I'm tempted to say yes. But I'm quite rusty too, so I can't exactly proove it.

But imagine your assumption is correct. It'd meand that you have point whose coords when injected in the equation of the ellipsoid return 0.5 is half way between the center and the surface. So if it really is half way, multiplying those coords by 2^.5 ( the ^.5 is there to compensate the fact that all factors are squared in the equation of the ellipsoid ) should lead us right on the surface.

So let's take an example with the following values :

a = 2
b = 8
c = 4

Eq( x, y, z ) = ( x^2 )/4 + ( y^2 )/64 + ( z^2 )/ 16

if we take the point ( 0.5 , 2 , 6^.5 ) and inject it in Eq( x, y, z ) we get : 0.5

Now if the mutliply the coords of our point 2^.5 we have the point ( (2^.5)/2 , (2^.5)*2, (2^.5)*(6^.5) ). Once injected in Eq( x, y, z ) we now have : 1

(Edited by poi on 02-21-2005 17:48)

warjournal
Maniac (V) Mad Scientist

From:
Insane since: Aug 2000

posted 02-21-2005 18:38

Maybe we should start a support group.
Wait... this is a support group.

So far just a threshhold test and it seems to be working dandy.
Now I have to figure out fall-off and the scales for that.
Ugh!

The hard part about this if figuring out the particulars of Filter Meister.
a^2
pow(a,2)
sqr(a)
Can not be used interchangably.
Damn nuances.
Then again, I do need to take a closer look into data types.

Kudos.

warjournal
Maniac (V) Mad Scientist

From:
Insane since: Aug 2000

posted 02-21-2005 19:25

code:

testDist=(((dR-R)^2)/(aa^2))+(((dG-G)^2)/(bb^2))+( ((dB-B)^2)/(cc^2));



if (testDist<=1 && testDist>=0.0)

1. All of the parenthesis are necessary.
2. Apparently testDist can come back as negative.

Wow

poi
Paranoid (IV) Inmate

From: France
Insane since: Jun 2002

posted 02-21-2005 19:44

?! how could it be negative.
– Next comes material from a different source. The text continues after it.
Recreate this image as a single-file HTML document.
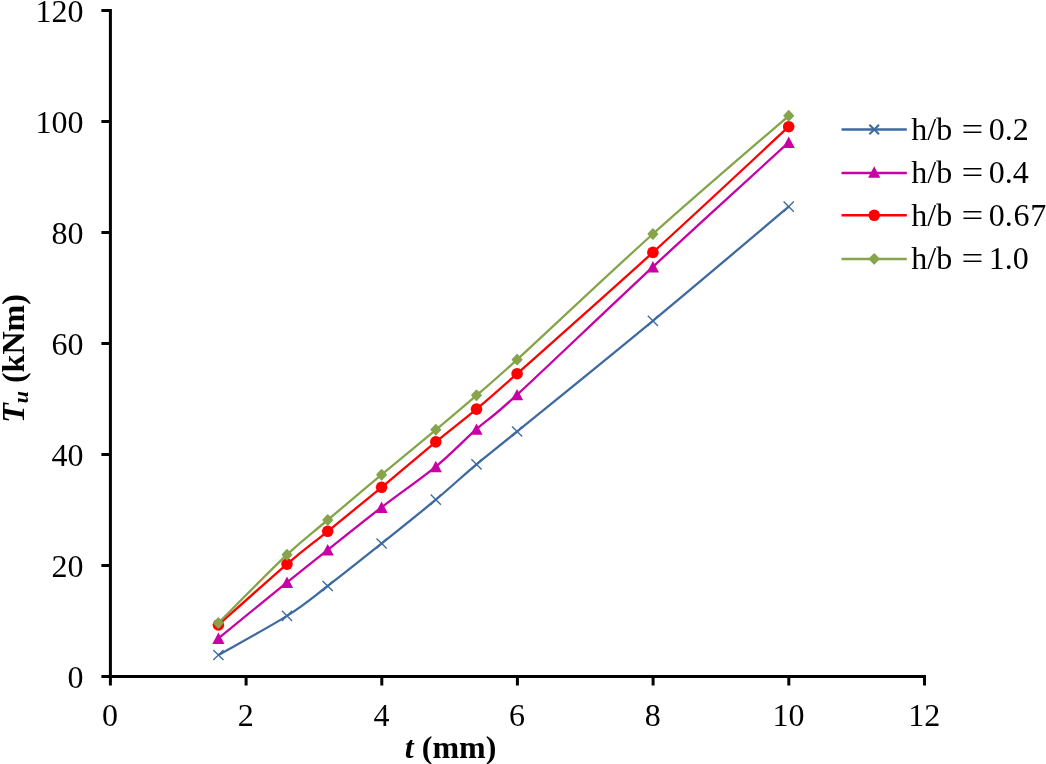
<!DOCTYPE html>
<html><head><meta charset="utf-8"><title>chart</title>
<style>
html,body{margin:0;padding:0;background:#fff;}
body{width:1046px;height:764px;overflow:hidden;position:relative;}
svg{position:absolute;left:0;top:0;display:block;}
text{font-family:"Liberation Serif","Times New Roman",serif;font-size:32px;fill:#000;}
.b{font-weight:bold;}
.i{font-style:italic;}
</style></head><body>
<svg width="1046" height="764" viewBox="0 0 1046 764">
<rect width="1046" height="764" fill="#fff"/>
<g stroke="#000" stroke-width="3" fill="none" stroke-linecap="butt">
<path d="M110.4 9.0V685.5"/>
<path d="M101.4 676.5H926.0"/>
<path d="M101.4 565.5H110.4"/>
<path d="M101.4 454.5H110.4"/>
<path d="M101.4 343.5H110.4"/>
<path d="M101.4 232.5H110.4"/>
<path d="M101.4 121.5H110.4"/>
<path d="M101.4 10.5H110.4"/>
<path d="M246.1 676.5V685.5"/>
<path d="M381.8 676.5V685.5"/>
<path d="M517.4 676.5V685.5"/>
<path d="M653.1 676.5V685.5"/>
<path d="M788.8 676.5V685.5"/>
<path d="M924.5 676.5V685.5"/>
</g>
<text x="83.5" y="687.8" text-anchor="end">0</text>
<text x="83.5" y="576.8" text-anchor="end">20</text>
<text x="83.5" y="465.8" text-anchor="end">40</text>
<text x="83.5" y="354.8" text-anchor="end">60</text>
<text x="83.5" y="243.8" text-anchor="end">80</text>
<text x="83.5" y="132.8" text-anchor="end">100</text>
<text x="83.5" y="21.8" text-anchor="end">120</text>
<text x="110.1" y="726" text-anchor="middle">0</text>
<text x="245.8" y="726" text-anchor="middle">2</text>
<text x="381.5" y="726" text-anchor="middle">4</text>
<text x="517.1" y="726" text-anchor="middle">6</text>
<text x="652.8" y="726" text-anchor="middle">8</text>
<text x="788.5" y="726" text-anchor="middle">10</text>
<text x="924.2" y="726" text-anchor="middle">12</text>
<text class="b" x="450.6" y="758" text-anchor="middle"><tspan class="i">t</tspan> (mm)</text>
<text class="b" transform="translate(23.7,358.5) rotate(-90)" text-anchor="middle"><tspan class="i">T</tspan><tspan class="i" font-size="22px" dy="4">u</tspan><tspan dy="-4"> (kNm)</tspan></text>
<path d="M218.4 655.0C229.83 648.48 268.78 627.40 287.0 615.9C305.22 604.40 311.93 598.07 327.7 586.0C343.47 573.93 363.58 557.88 381.6 543.5C399.62 529.12 419.98 512.90 435.8 499.7C451.62 486.50 462.95 475.67 476.5 464.3C490.05 452.93 487.70 455.42 517.1 431.5C546.50 407.58 607.63 358.27 652.9 320.8C698.17 283.33 766.07 225.72 788.7 206.7" fill="none" stroke="#3d6aa1" stroke-width="2.3" stroke-linejoin="round"/>
<path d="M213.3 649.9L223.5 660.1M213.3 660.1L223.5 649.9" stroke="#3d6aa1" stroke-width="1.35" fill="none"/>
<path d="M281.9 610.8L292.1 621.0M281.9 621.0L292.1 610.8" stroke="#3d6aa1" stroke-width="1.35" fill="none"/>
<path d="M322.6 580.9L332.8 591.1M322.6 591.1L332.8 580.9" stroke="#3d6aa1" stroke-width="1.35" fill="none"/>
<path d="M376.5 538.4L386.7 548.6M376.5 548.6L386.7 538.4" stroke="#3d6aa1" stroke-width="1.35" fill="none"/>
<path d="M430.7 494.6L440.9 504.8M430.7 504.8L440.9 494.6" stroke="#3d6aa1" stroke-width="1.35" fill="none"/>
<path d="M471.4 459.2L481.6 469.4M471.4 469.4L481.6 459.2" stroke="#3d6aa1" stroke-width="1.35" fill="none"/>
<path d="M512.0 426.4L522.2 436.6M512.0 436.6L522.2 426.4" stroke="#3d6aa1" stroke-width="1.35" fill="none"/>
<path d="M647.8 315.7L658.0 325.9M647.8 325.9L658.0 315.7" stroke="#3d6aa1" stroke-width="1.35" fill="none"/>
<path d="M783.6 201.6L793.8 211.8M783.6 211.8L793.8 201.6" stroke="#3d6aa1" stroke-width="1.35" fill="none"/>
<path d="M218.4 638.3C229.83 628.98 268.78 597.13 287.0 582.4C305.22 567.67 311.93 562.42 327.7 549.9C343.47 537.38 363.58 521.18 381.6 507.3C399.62 493.42 419.98 479.62 435.8 466.6C451.62 453.58 462.95 441.18 476.5 429.2C490.05 417.22 487.70 421.77 517.1 394.7C546.50 367.63 607.63 308.85 652.9 266.8C698.17 224.75 766.07 163.13 788.7 142.4" fill="none" stroke="#c800a5" stroke-width="2.3" stroke-linejoin="round"/>
<path d="M218.4 632.5L224.5 643.9L212.3 643.9Z" fill="#c800a5"/>
<path d="M287.0 576.6L293.1 588.0L280.9 588.0Z" fill="#c800a5"/>
<path d="M327.7 544.1L333.8 555.5L321.6 555.5Z" fill="#c800a5"/>
<path d="M381.6 501.5L387.7 512.9L375.5 512.9Z" fill="#c800a5"/>
<path d="M435.8 460.8L441.9 472.2L429.7 472.2Z" fill="#c800a5"/>
<path d="M476.5 423.4L482.6 434.8L470.4 434.8Z" fill="#c800a5"/>
<path d="M517.1 388.9L523.2 400.3L511.0 400.3Z" fill="#c800a5"/>
<path d="M652.9 261.0L659.0 272.4L646.8 272.4Z" fill="#c800a5"/>
<path d="M788.7 136.6L794.8 148.0L782.6 148.0Z" fill="#c800a5"/>
<path d="M218.4 624.9C229.83 614.77 268.78 579.70 287.0 564.1C305.22 548.50 311.93 544.10 327.7 531.3C343.47 518.50 363.58 502.20 381.6 487.3C399.62 472.40 419.98 454.93 435.8 441.9C451.62 428.87 462.95 420.47 476.5 409.1C490.05 397.73 487.70 399.82 517.1 373.7C546.50 347.58 607.63 293.57 652.9 252.4C698.17 211.23 766.07 147.65 788.7 126.7" fill="none" stroke="#ff0000" stroke-width="2.3" stroke-linejoin="round"/>
<circle cx="218.4" cy="624.9" r="5.8" fill="#ff0000"/>
<circle cx="287.0" cy="564.1" r="5.8" fill="#ff0000"/>
<circle cx="327.7" cy="531.3" r="5.8" fill="#ff0000"/>
<circle cx="381.6" cy="487.3" r="5.8" fill="#ff0000"/>
<circle cx="435.8" cy="441.9" r="5.8" fill="#ff0000"/>
<circle cx="476.5" cy="409.1" r="5.8" fill="#ff0000"/>
<circle cx="517.1" cy="373.7" r="5.8" fill="#ff0000"/>
<circle cx="652.9" cy="252.4" r="5.8" fill="#ff0000"/>
<circle cx="788.7" cy="126.7" r="5.8" fill="#ff0000"/>
<path d="M218.4 623.0C229.83 611.62 268.78 571.87 287.0 554.7C305.22 537.53 311.93 533.33 327.7 520.0C343.47 506.67 363.58 489.73 381.6 474.7C399.62 459.67 419.98 443.03 435.8 429.8C451.62 416.57 462.95 407.00 476.5 395.3C490.05 383.60 487.70 386.48 517.1 359.6C546.50 332.72 607.63 274.63 652.9 234.0C698.17 193.37 766.07 135.50 788.7 115.8" fill="none" stroke="#86a44a" stroke-width="2.3" stroke-linejoin="round"/>
<path d="M218.4 618.1L223.0 623.0L218.4 627.9L213.8 623.0Z" fill="#86a44a" stroke="#86a44a" stroke-width="1.6" stroke-linejoin="round"/>
<path d="M287.0 549.8L291.6 554.7L287.0 559.6L282.4 554.7Z" fill="#86a44a" stroke="#86a44a" stroke-width="1.6" stroke-linejoin="round"/>
<path d="M327.7 515.1L332.3 520.0L327.7 524.9L323.1 520.0Z" fill="#86a44a" stroke="#86a44a" stroke-width="1.6" stroke-linejoin="round"/>
<path d="M381.6 469.8L386.2 474.7L381.6 479.6L377.0 474.7Z" fill="#86a44a" stroke="#86a44a" stroke-width="1.6" stroke-linejoin="round"/>
<path d="M435.8 424.9L440.4 429.8L435.8 434.7L431.2 429.8Z" fill="#86a44a" stroke="#86a44a" stroke-width="1.6" stroke-linejoin="round"/>
<path d="M476.5 390.4L481.1 395.3L476.5 400.2L471.9 395.3Z" fill="#86a44a" stroke="#86a44a" stroke-width="1.6" stroke-linejoin="round"/>
<path d="M517.1 354.7L521.7 359.6L517.1 364.5L512.5 359.6Z" fill="#86a44a" stroke="#86a44a" stroke-width="1.6" stroke-linejoin="round"/>
<path d="M652.9 229.1L657.5 234.0L652.9 238.9L648.3 234.0Z" fill="#86a44a" stroke="#86a44a" stroke-width="1.6" stroke-linejoin="round"/>
<path d="M788.7 110.9L793.3 115.8L788.7 120.7L784.1 115.8Z" fill="#86a44a" stroke="#86a44a" stroke-width="1.6" stroke-linejoin="round"/>
<path d="M841.5 129.5H906.8" stroke="#3d6aa1" stroke-width="2.5" fill="none"/>
<path d="M869.4 124.7L879.0 134.3M869.4 134.3L879.0 124.7" stroke="#3d6aa1" stroke-width="2.1" fill="none"/>
<text x="911.3" y="139.7" word-spacing="1.3px">h/b <tspan textLength="21.8" lengthAdjust="spacingAndGlyphs">=</tspan><tspan dx="-3.8"> </tspan>0.2</text>
<path d="M841.5 173.0H906.8" stroke="#c800a5" stroke-width="2.5" fill="none"/>
<path d="M874.2 166.3L880.3 177.7L868.1 177.7Z" fill="#c800a5"/>
<text x="911.3" y="183.2" word-spacing="1.3px">h/b <tspan textLength="21.8" lengthAdjust="spacingAndGlyphs">=</tspan><tspan dx="-3.8"> </tspan>0.4</text>
<path d="M841.5 215.3H906.8" stroke="#ff0000" stroke-width="2.5" fill="none"/>
<circle cx="874.2" cy="215.3" r="5.8" fill="#ff0000"/>
<text x="911.3" y="225.5" word-spacing="1.3px">h/b <tspan textLength="21.8" lengthAdjust="spacingAndGlyphs">=</tspan><tspan dx="-3.8"> </tspan>0<tspan letter-spacing="0.7px">.67</tspan></text>
<path d="M841.5 258.9H906.8" stroke="#86a44a" stroke-width="2.5" fill="none"/>
<path d="M874.2 254.0L878.8 258.9L874.2 263.8L869.6 258.9Z" fill="#86a44a" stroke="#86a44a" stroke-width="1.6" stroke-linejoin="round"/>
<text x="911.3" y="269.1" word-spacing="1.3px">h/b <tspan textLength="21.8" lengthAdjust="spacingAndGlyphs">=</tspan><tspan dx="-3.8"> </tspan>1.0</text>
</svg></body></html>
All the numbers are squared.
Are you sure the symbol ^ is not interpreted as the "exclusive or" ?
Try with a dull syntax :

code:

testDist=(dR-R)*(dR-R)/(aa*aa)+(dG-G)*(dG-G)/(bb*b)+(dB-B)*(dB-B)/(cc*cc)

warjournal
Maniac (V) Mad Scientist

From:
Insane since: Aug 2000

posted 02-21-2005 19:58

Odd.

I double-checked the docs and ^ is indeed XOR.
This would explain some of the other code that I've looked at.
Damn you, BASIC.

However, it seems to be working just fine with ^ like I have it.
I put it through some serious tests and it came up spades.

Maybe XOR is an undocumented short-cut for squaring.
Heh.

I don't get it.
Time to take a break for a few hours.